Note: These are possible directions that could be taken with the project after this summer. We would like the CTA to identify which directions are most promising so we can keep these in mind when producing the initial implementation this summer.

The simulation provides a natural platform on which we can build additional analytical tools to further the CTA's understand of crowding. For example, the simulation can be adjusted to understand the impact of route removal.

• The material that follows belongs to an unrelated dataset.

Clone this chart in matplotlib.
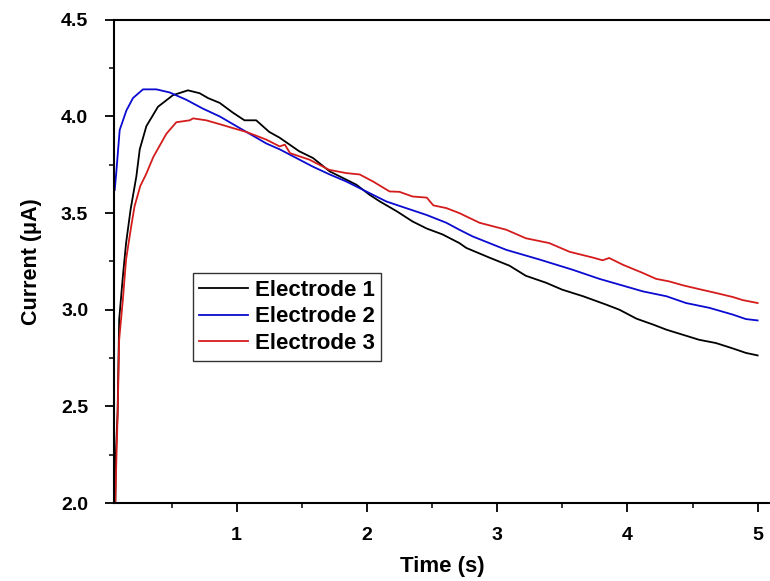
import matplotlib
matplotlib.use("Agg")
from matplotlib import pyplot as plt
from matplotlib.ticker import MultipleLocator

plt.rcParams['font.family'] = ['Liberation Sans', 'DejaVu Sans']
plt.rcParams['font.weight'] = 'bold'

# Electrode 1 (black)
t1 = [0.068, 0.073, 0.086, 0.098, 0.126, 0.151, 0.186, 0.23, 0.256, 0.307, 0.396, 0.511,
      0.626, 0.716, 0.78, 0.87, 0.97, 1.06, 1.15, 1.25, 1.33, 1.48, 1.586, 1.714, 1.919,
      2.02, 2.1, 2.228, 2.35, 2.46, 2.58, 2.71, 2.763, 2.94, 3.095, 3.22, 3.375, 3.50,
      3.66, 3.84, 3.94, 4.07, 4.2, 4.3, 4.43, 4.55, 4.68, 4.81, 4.91, 5.0]
i1 = [1.98, 2.26, 2.47, 2.95, 3.17, 3.345, 3.52, 3.69, 3.83, 3.95, 4.05, 4.11,
      4.135, 4.12, 4.095, 4.07, 4.02, 3.98, 3.98, 3.92, 3.89, 3.82, 3.785, 3.716, 3.647,
      3.595, 3.56, 3.51, 3.457, 3.42, 3.39, 3.345, 3.32, 3.27, 3.228, 3.176, 3.14, 3.104,
      3.07, 3.026, 3.00, 2.954, 2.923, 2.897, 2.87, 2.845, 2.828, 2.80, 2.777, 2.764]

# Electrode 2 (blue)
t2 = [0.064, 0.077, 0.102, 0.153, 0.204, 0.281, 0.384, 0.486, 0.614, 0.742, 0.87, 1.023,
      1.228, 1.33, 1.458, 1.586, 1.714, 1.84, 1.995, 2.15, 2.30, 2.46, 2.61, 2.71, 2.81,
      3.07, 3.325, 3.58, 3.785, 3.94, 4.12, 4.30, 4.45, 4.63, 4.81, 4.91, 5.0]
i2 = [3.62, 3.72, 3.93, 4.03, 4.095, 4.14, 4.14, 4.124, 4.086, 4.04, 4.0, 3.94,
      3.86, 3.83, 3.785, 3.74, 3.70, 3.664, 3.612, 3.56, 3.526, 3.49, 3.45, 3.414, 3.38,
      3.31, 3.26, 3.207, 3.16, 3.13, 3.095, 3.07, 3.035, 3.01, 2.975, 2.952, 2.945]

# Electrode 3 (red)
t3 = [0.067, 0.073, 0.086, 0.098, 0.126, 0.151, 0.19, 0.216, 0.26, 0.304, 0.36, 0.41,
      0.46, 0.537, 0.64, 0.665, 0.766, 0.87, 0.97, 1.074, 1.228, 1.33, 1.37, 1.41, 1.56,
      1.71, 1.84, 1.944, 2.046, 2.174, 2.25, 2.35, 2.46, 2.51, 2.61, 2.71, 2.865, 3.07,
      3.22, 3.40, 3.556, 3.735, 3.81, 3.86, 3.965, 4.12, 4.22, 4.32, 4.43, 4.55, 4.68,
      4.81, 4.886, 5.0]
i3 = [1.97, 2.14, 2.45, 2.845, 3.05, 3.26, 3.43, 3.535, 3.64, 3.70, 3.79, 3.85,
      3.91, 3.97, 3.98, 3.99, 3.98, 3.96, 3.94, 3.92, 3.88, 3.845, 3.854, 3.81, 3.776,
      3.724, 3.707, 3.70, 3.664, 3.612, 3.61, 3.586, 3.58, 3.54, 3.526, 3.50, 3.45, 3.414,
      3.37, 3.345, 3.30, 3.27, 3.256, 3.268, 3.233, 3.19, 3.16, 3.147, 3.126, 3.107, 3.087,
      3.066, 3.05, 3.035]

labels = ['Electrode 1', 'Electrode 2', 'Electrode 3']
colors = ['black', '#0a0ad0', '#d41c1c']

fig = plt.figure(figsize=(7.7, 5.81), dpi=100)
ax = fig.add_axes([0.148, 0.134, 0.852, 0.832])

for t, i, lab, c in zip([t1, t2, t3], [i1, i2, i3], labels, colors):
    ax.plot(t, i, color=c, lw=1.3, label=lab)

ax.set_xlim(0.058, 5.095)
ax.set_ylim(2.0, 4.5)
ax.xaxis.set_major_locator(MultipleLocator(1))
ax.xaxis.set_minor_locator(MultipleLocator(0.5))
ax.yaxis.set_major_locator(MultipleLocator(0.5))
ax.yaxis.set_minor_locator(MultipleLocator(0.25))
ax.yaxis.set_major_formatter(plt.FormatStrFormatter('%.1f'))

for s in ['left', 'bottom', 'top']:
    ax.spines[s].set_linewidth(1.5)
ax.spines['right'].set_visible(False)

ax.tick_params(which='major', direction='out', length=6.5, width=1.3, labelsize=14)
ax.tick_params(which='minor', direction='out', length=3.5, width=1.1)
ax.tick_params(axis='x', pad=11)
ax.tick_params(axis='y', pad=12)

ax.set_xlabel('Time (s)', fontsize=16, fontweight='bold', labelpad=8)
ax.set_ylabel('Current (\u03bcA)', fontsize=15.5, fontweight='bold', labelpad=14)

leg = ax.legend(loc='upper left', bbox_to_anchor=(0.12, 0.476), fontsize=16,
                frameon=True, fancybox=False, handlelength=2.2, handletextpad=0.3,
                borderpad=0.3, labelspacing=0.26, borderaxespad=0)
leg.get_frame().set_edgecolor('black')
leg.get_frame().set_linewidth(1.0)

fig.savefig('out.png', dpi=100)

Some questions that could be answered would require a more complex model capable of handling the intricacies of a more complex model. Factors include:

• Adding interdependencies / network effects
• Identify when customers can / do substitute one route for another (bring in payment data)
• One trip being late causes the next trip on that block / run to be late as well
• Add in other transportation options.
  • Trains first.
• More demand factors (events, weather)
• More service factors (operator tardiness, bus breaks down, traffic, construction)
• Feedback: level of service -> demand

Another future goal would be to leverage this platform to affect real time operations. For example, we can ask what factors are strong signals of imminent crowding and bunching. If we incorporate this in the already existing CTA system, bus supervisors will be able to alter schedules and headway accordingly. At the very least, the simulations can inform where to place supervisors at appropriate geographic locations. An ambitious goal would be to have the model updated continuously and be used by operations to inform their day to day decisions. This would be more useful once two-way communication with the bus drivers is available.

Other future directions include:

• Optimization
• Link with GPS data from phone apps to find customers' actual origin and destination
• Deeper analysis, e.g. how much does actual reachability differ from what is calculated with GTFS?